I just put up a really long post over on the K Weblog about the process that we went through to put together the new Arrington de Dionyso's Malaikat dan Singa record, Suara Naga, from start to finish! Here it is below in its entirety . . .
Whenever Arrington has something that he wants to put out on K, I know that it's not only going to sound incredible, but it's going to be more beautiful than you can even imagine. He is so talented! We had a really small budget for this record, but Arrington totally rolled with it and thought outside of the box. He didn't want to go in the direction of the jewel cases that are the norm for CDs, and unfortunately, the pretty paper Stumptown packaging was too expensive for this, so some brainstorming happened, followed by a little research . . . and finally, a really amazing and time-consuming final product. I'll show you below in pictures how it progressed from Arrington's giant, fragile drawing to the finished product that you might be (and should be!) already holding in your hands. I, personally, couldn't be happier!
Originally, Arrington wanted to make another fold-out LP jacket, much like KLP220, I See Beyond the Black Sun (that Ben and Joel so nicely are holding above), but again, the price was unfortunately even more than a standard LP jacket, and it just wasn't going to work out.
The next idea was to possibly make a giant poster to showcase all of his art and information, to fit inside of a standard LP jacket, much like what was included inside of the KLP215, Malaikat Dan Singa album (above). He had so much artwork that there really did need to be a good way to display it, and again, we went back to the drawing boards. After a bit of thinking, I can't remember who actually came up with the idea, but Arrington or Mariella suggested we create our own long layout to fold into a CD-size, where the CD would fold up into the middle of the paper, held in place by a foam dot with adhesive on one side. After a few mock-ups and a few talks to the wonderful Tumwater Printing, we started to work on the artwork.
In the photo above, Ben, and our sweet last intern, Kat, held up the very fragile painting that Arrington had made to use for his new album artwork. Obviously, it was LARGE! I wish that we had an incredible scanner or a better way to transfer this to a digital format, but we totally went with what we know . . . and it worked great!
I photographed each piece separately, getting the largest size that I could for each section, always overlapping just a little bit. (And I know that there's probably some really slick and easy way to do this, but this was fairly easy for what we were doing and needed.) Four of the sections are pictured above . . .
Next, I made a GIANT blank canvas in Photoshop.
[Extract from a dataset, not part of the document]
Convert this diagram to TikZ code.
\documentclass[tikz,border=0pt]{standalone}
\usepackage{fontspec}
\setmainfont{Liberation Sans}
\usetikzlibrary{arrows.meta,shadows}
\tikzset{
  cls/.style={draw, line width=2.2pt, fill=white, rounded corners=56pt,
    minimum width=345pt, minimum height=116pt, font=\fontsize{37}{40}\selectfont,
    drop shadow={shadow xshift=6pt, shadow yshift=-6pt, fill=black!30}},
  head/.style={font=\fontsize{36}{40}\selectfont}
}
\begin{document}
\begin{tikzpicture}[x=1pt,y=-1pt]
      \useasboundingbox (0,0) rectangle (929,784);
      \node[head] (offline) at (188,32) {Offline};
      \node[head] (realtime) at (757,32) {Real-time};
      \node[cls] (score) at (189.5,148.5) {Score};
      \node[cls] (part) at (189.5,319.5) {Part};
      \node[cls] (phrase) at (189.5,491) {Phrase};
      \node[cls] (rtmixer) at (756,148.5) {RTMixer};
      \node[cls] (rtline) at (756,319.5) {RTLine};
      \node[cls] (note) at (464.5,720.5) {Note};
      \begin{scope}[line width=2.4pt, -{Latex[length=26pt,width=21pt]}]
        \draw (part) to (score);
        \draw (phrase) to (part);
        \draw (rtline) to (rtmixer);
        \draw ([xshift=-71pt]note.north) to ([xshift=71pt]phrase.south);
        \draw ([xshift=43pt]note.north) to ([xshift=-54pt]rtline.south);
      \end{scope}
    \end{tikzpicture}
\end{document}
It had to be large because 1) we didn't know what section Arrington wanted to use for the artwork, 2) it had to be at least 12" high to use for an LP, and 3) because another Italian label was also releasing it with a large picture book on LP, and they would need all of the large files. Slowly, we pieced them together -- you can see where the colors of the background aren't the same, and the edges connecting the images are slightly fuzzy, due to the flash that we used not covering the paper equally, and the clone stamp connecting the images. Really, it wasn't a big deal for this instance because we didn't need to use the background anyway, and through a series of deleting colors and layers slowly, we got rid of the whole thing.
You can see it above with just a slight cream-colored background (to keep the same look of the paper, without any of the crinkles or texture), which allowed Arrington to see everything together, which was enough for him to decide that he wanted to change the colors and play with adjustment layers.
The image above is what he thought he wanted it to look like, but after a few days, he played around with it a little more, and it ended up printing out a little like the below image, with slightly more subdued colors.
Kat's holding up the final printed CD jacket, folded and cut to its final shape and size. And it looked awesome! The inside turned out black and white with more information, a few more images, and translated Indonesian lyrics. It also housed the CD (you can see both in the final pictures of this post)!
After everything came in, we had a folding party, where every single person in the office (including Arrington) helped out! One person would fold, another would place the dots and the CD, and another would place the final product in the clear, plastic CD sleeves that we found, and would seal them up and box them to send out for distribution! It's one of the best times to be in the office, since everyone is together, generally pretty chatty, and we get a small and much-needed break from staring at a computer screen and sending emails!
And of course, the final product! These are the front sides of the LP jacket, LP labels, LP insert, and CD jacket . . .
Followed by the back side of all of those, with the CD face included! There definitely isn't a better feeling than holding the finished LP in your hands for the first time, after staring at the non-physical artwork for what seems like such a long time! It is seriously the best! Luckily, we get to do it all the time, and there are so many more albums in the works! Today, we're finishing up the new Pine Hill Haints record, Welcome to the Midnight Opry. It is going to be incredible!